CONFLICT AND CHIVALRY

These spatial and temporal disruptions of conodont science were further affected by the science's treatment of the individual. I have already said that individualism manifested itself in a constellation of beliefs that made the science both adaptable and capable of living with unknowns, difficulties, and errors. This individualism was actively encouraged when a student began his or her doctorate studies. At this moment the student was allocated a geological resource (a set of field sites within a geographically defined area), a subject (a particular group of fossils and rocks), a period of geological time (such as the Upper Devonian), and particular questions and methodologies. This level of management was necessary to prevent students coming into competition with one another.
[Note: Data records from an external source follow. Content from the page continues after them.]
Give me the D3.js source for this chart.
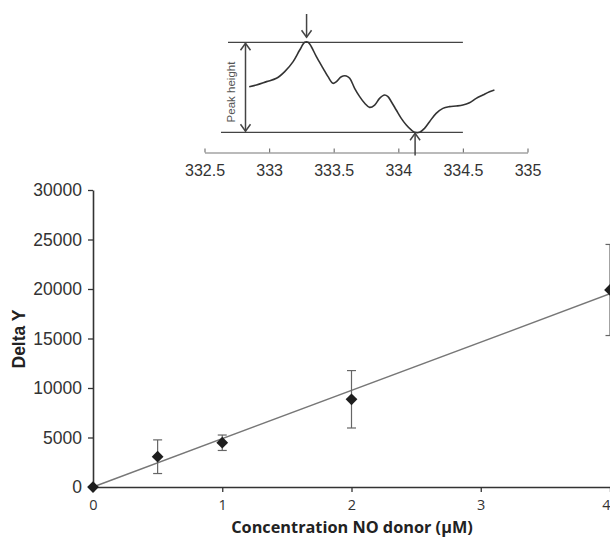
<!DOCTYPE html>
<html>
<head>
<meta charset="utf-8">
<script src="https://cdn.jsdelivr.net/npm/d3@7"></script>
<style>
  html, body { margin: 0; padding: 0; background: #ffffff; }
  svg { display: block; }
</style>
</head>
<body>
<svg id="chart" width="610" height="541"></svg>
<script>
// ---- Main chart data ----
const concentrations = [0, 0.5, 1, 2, 4];
const deltaY = [0, 3060, 4470, 8860, 19900];
const deltaYErr = [0, 1700, 780, 2900, 4600];
const trendSlope = 4880; // linear fit through origin
const yTicks = [0, 5000, 10000, 15000, 20000, 25000, 30000];
const xTicks = [0, 1, 2, 3, 4];

// ---- Inset spectrum data (field, relative signal) ----
const specField = [332.846, 332.902, 332.980, 333.057, 333.121, 333.186, 333.237, 333.276, 333.302, 333.327,
  333.366, 333.418, 333.456, 333.495, 333.521, 333.559, 333.598, 333.624, 333.662, 333.701,
  333.740, 333.778, 333.817, 333.855, 333.894, 333.920, 333.946, 333.984, 334.023, 334.062,
  334.100, 334.126, 334.165, 334.203, 334.242, 334.293, 334.345, 334.396, 334.448, 334.500,
  334.551, 334.603, 334.654, 334.706, 334.744];
const specSignal = [50.7, 52.6, 56.3, 60.0, 67.4, 78.5, 91.4, 100, 100, 95.1,
  84.0, 71.1, 61.8, 54.4, 56.3, 61.8, 62.6, 60.0, 48.9, 39.6,
  32.2, 27.7, 30.3, 37.7, 41.4, 39.6, 34.0, 24.8, 15.5, 8.1,
  2.6, 0, 0, 4.4, 11.8, 21.1, 26.6, 28.5, 29.2, 30.3,
  32.9, 37.7, 41.4, 45.1, 47.0];
const insetTicks = [332.5, 333, 333.5, 334, 334.5, 335];
const peakMaxField = 333.29;
const peakMinField = 334.13;

const svg = d3.select("#chart");
const axisColor = "#333";

// ================= Main chart =================
const x = d3.scaleLinear().domain([0, 4]).range([93, 610]);
const y = d3.scaleLinear().domain([0, 30000]).range([487, 190]);

// Y axis
const yAxis = svg.append("g")
  .attr("transform", `translate(${x(0)},0)`)
  .call(d3.axisLeft(y).tickValues(yTicks).tickSize(5).tickSizeOuter(0).tickPadding(6).tickFormat(d3.format("d")));
yAxis.select(".domain").attr("stroke", axisColor).attr("stroke-width", 1.6);
yAxis.selectAll(".tick line").attr("stroke", axisColor).attr("stroke-width", 1.3);
yAxis.selectAll(".tick text")
  .attr("fill", "#333").style("font-family", "'Liberation Sans', Arial, sans-serif").style("font-size", "17.5px");

// X axis
const xAxis = svg.append("g")
  .attr("transform", `translate(0,${y(0)})`)
  .call(d3.axisBottom(x).tickValues(xTicks).tickSize(5).tickSizeOuter(0).tickPadding(8).tickFormat(d3.format("d")));
xAxis.select(".domain").attr("stroke", axisColor).attr("stroke-width", 1.6);
xAxis.selectAll(".tick line").attr("stroke", axisColor).attr("stroke-width", 1.3);
xAxis.selectAll(".tick text")
  .attr("fill", "#333").style("font-family", "'Open Sans', sans-serif").style("font-size", "14.5px")
  .attr("text-anchor", d => d === 4 ? "end" : "middle");

// Trend line
svg.append("line")
  .attr("x1", x(0)).attr("y1", y(0))
  .attr("x2", x(4)).attr("y2", y(trendSlope * 4))
  .attr("stroke", "#777").attr("stroke-width", 1.4);

// Error bars
const pts = concentrations.map((c, i) => ({ c, v: deltaY[i], e: deltaYErr[i] }));
const eb = svg.append("g").attr("stroke", "#666").attr("stroke-width", 1.2);
pts.filter(d => d.e > 0).forEach(d => {
  eb.append("line").attr("x1", x(d.c)).attr("x2", x(d.c)).attr("y1", y(d.v - d.e)).attr("y2", y(d.v + d.e));
  eb.append("line").attr("x1", x(d.c) - 4.5).attr("x2", x(d.c) + 4.5).attr("y1", y(d.v + d.e)).attr("y2", y(d.v + d.e));
  eb.append("line").attr("x1", x(d.c) - 4.5).attr("x2", x(d.c) + 4.5).attr("y1", y(d.v - d.e)).attr("y2", y(d.v - d.e));
});

// Diamonds
svg.append("g").selectAll("path").data(pts).join("path")
  .attr("d", d3.symbol().type(d3.symbolDiamond2).size(88))
  .attr("transform", d => `translate(${x(d.c)},${y(d.v)})`)
  .attr("fill", "#1e1e1e");

// Axis titles
svg.append("text")
  .attr("transform", `translate(25,339) rotate(-90)`)
  .attr("text-anchor", "middle")
  .attr("fill", "#222")
  .style("font-family", "'Liberation Sans', Arial, sans-serif").style("font-size", "17.5px").style("font-weight", "bold")
  .text("Delta Y");

svg.append("text")
  .attr("x", 352).attr("y", 533)
  .attr("text-anchor", "middle")
  .attr("fill", "#222")
  .style("font-family", "'Open Sans', sans-serif").style("font-size", "16.3px").style("font-weight", "bold")
  .text("Concentration NO donor (μM)");

// ================= Inset =================
const ix = d3.scaleLinear().domain([332.5, 335]).range([204.5, 527.5]);
const iy = d3.scaleLinear().domain([0, 100]).range([132.3, 42.3]);
const insetAxisY = 152.5;
const gray = "#444";

const ia = svg.append("g")
  .attr("transform", `translate(0,${insetAxisY})`)
  .call(d3.axisBottom(ix).tickValues(insetTicks).tickSize(-4).tickSizeOuter(0).tickPadding(12).tickFormat(d => String(d)));
ia.select(".domain").attr("stroke", "#777").attr("stroke-width", 1.2);
ia.selectAll(".tick line").attr("stroke", "#777").attr("stroke-width", 1.2);
ia.selectAll(".tick text")
  .attr("fill", "#333").style("font-family", "'Liberation Sans', Arial, sans-serif").style("font-size", "16px");

// Reference horizontal lines
svg.append("line").attr("x1", 228).attr("x2", ix(334.5)).attr("y1", iy(100)).attr("y2", iy(100))
  .attr("stroke", gray).attr("stroke-width", 1.2);
svg.append("line").attr("x1", 221).attr("x2", ix(334.5)).attr("y1", iy(0)).attr("y2", iy(0))
  .attr("stroke", gray).attr("stroke-width", 1.2);

// Spectrum
const spec = specField.map((f, i) => [f, specSignal[i]]);
svg.append("path")
  .datum(spec)
  .attr("d", d3.line().x(d => ix(d[0])).y(d => iy(d[1])).curve(d3.curveCatmullRom.alpha(0.5)))
  .attr("fill", "none").attr("stroke", "#333").attr("stroke-width", 1.6);

// Arrow helper (open chevron head)
function arrowHead(px, py, dir) { // dir: 1 = pointing down, -1 = pointing up
  const h = 7 * dir, w = 5;
  svg.append("path")
    .attr("d", `M${px - w},${py - h} L${px},${py} L${px + w},${py - h}`)
    .attr("fill", "none").attr("stroke", gray).attr("stroke-width", 1.5);
}

// Down arrow at peak max
const ax1 = ix(peakMaxField);
svg.append("line").attr("x1", ax1).attr("x2", ax1).attr("y1", 14).attr("y2", iy(100) - 5)
  .attr("stroke", gray).attr("stroke-width", 1.5);
arrowHead(ax1, iy(100) - 5, 1);

// Up arrow at peak min
const ax2 = ix(peakMinField);
svg.append("line").attr("x1", ax2).attr("x2", ax2).attr("y1", iy(0) + 1).attr("y2", insetAxisY + 3)
  .attr("stroke", gray).attr("stroke-width", 1.5);
arrowHead(ax2, iy(0) + 1, -1);

// Double arrow "Peak height"
const dx = 245.5;
svg.append("line").attr("x1", dx).attr("x2", dx).attr("y1", iy(100) + 1).attr("y2", iy(0) - 1)
  .attr("stroke", gray).attr("stroke-width", 1.5);
arrowHead(dx, iy(100) + 1, -1);
arrowHead(dx, iy(0) - 1, 1);

svg.append("text")
  .attr("transform", `translate(235,92) rotate(-90)`)
  .attr("text-anchor", "middle")
  .attr("fill", "#555")
  .style("font-family", "'Liberation Sans', Arial, sans-serif").style("font-size", "11.5px")
  .text("Peak height");
</script>
</body>
</html>
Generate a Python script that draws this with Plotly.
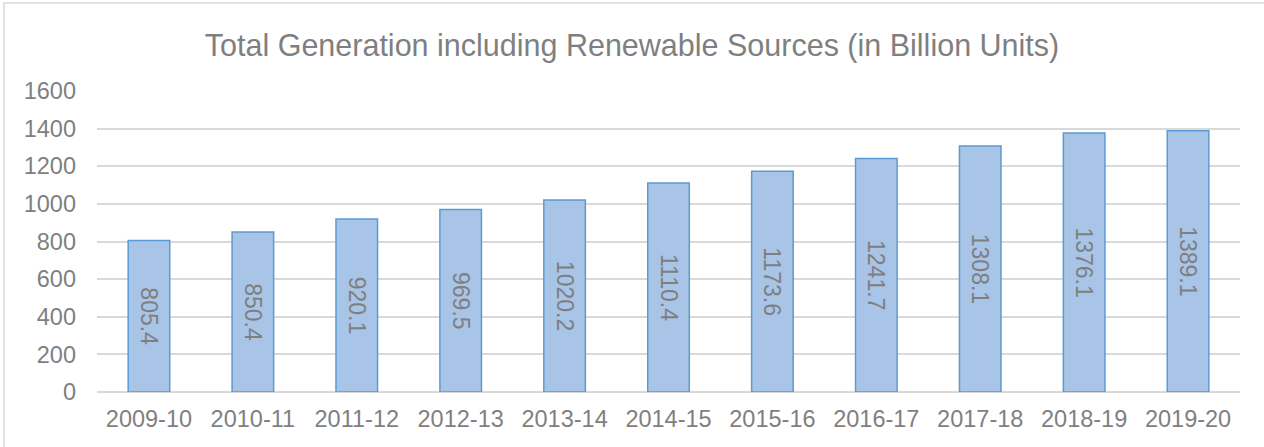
import plotly.graph_objects as go

years = ["2009-10", "2010-11", "2011-12", "2012-13", "2013-14", "2014-15",
         "2015-16", "2016-17", "2017-18", "2018-19", "2019-20"]
generation = [805.4, 850.4, 920.1, 969.5, 1020.2, 1110.4,
              1173.6, 1241.7, 1308.1, 1376.1, 1389.1]
labels = [f"{v:.1f}" for v in generation]

FONT = "Liberation Sans, Arial, sans-serif"
GREY = "#7f7f7f"

fig = go.Figure(go.Bar(
    x=years, y=generation, text=labels,
    textposition="inside", insidetextanchor="middle", textangle=90,
    textfont=dict(family=FONT, size=23, color=GREY),
    marker=dict(color="#a8c4e7", line=dict(color="#5b9bd5", width=1.5)),
    width=0.4,
))

l, r, t, b = 97, 24, 91, 55
W, H = 1264, 447
pw, ph = W - l - r, H - t - b

fig.update_layout(
    width=W, height=H,
    margin=dict(l=l, r=r, t=t, b=b),
    paper_bgcolor="white", plot_bgcolor="white",
    title=dict(text="Total Generation including Renewable Sources (in Billion Units)",
               x=0.5, xanchor="center", y=1 - 45 / H, yanchor="middle",
               font=dict(family=FONT, size=30.5, color=GREY)),
    showlegend=False,
    uniformtext=dict(mode=False),
)
fig.update_xaxes(type="category", showgrid=False, showline=False, ticks="",
                 ticklabelstandoff=10,
                 tickfont=dict(family=FONT, size=23.5, color=GREY))
fig.update_yaxes(range=[0, 1600], dtick=200, showgrid=True, gridcolor="#d9d9d9",
                 gridwidth=1.5, zeroline=True, zerolinecolor="#d9d9d9", zerolinewidth=1.5,
                 showline=False, ticks="", ticklabelstandoff=20,
                 tickfont=dict(family=FONT, size=23.5, color=GREY))

fig.add_shape(type="rect", xref="paper", yref="paper",
              x0=(4 - l) / pw, x1=(1275 - l) / pw,
              y0=-(460 - (H - b)) / ph, y1=1 + (t - 3) / ph,
              line=dict(color="#d9d9d9", width=1.5), fillcolor="rgba(0,0,0,0)", layer="below")

fig.write_html("out.html", config={"displayModeBar": False},
               post_script="document.body.style.margin='0';")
The aim was to create an environment in which a student could thrive and thus pass the examination without having to confront personal rivalries; it served to keep things rational and objective.
19
However, it sometimes happened that two students, from different universities, found themselves on the same patch. Frank Rhodes, for example, wanted his student, Ronald Austin, to study some important rock sequences in Yorkshire, but Austin found that territory occupied and moved his research to a field site near Bristol. In this geographical, paleontological, and geological space – uncontaminated by earlier work and free from rivalries – Austin forged his scientific identity. Like the names of most conodont workers, his became inextricably connected to a period of geological time, a specific place and a style of study. To say a worker's name was to implicitly communicate these things.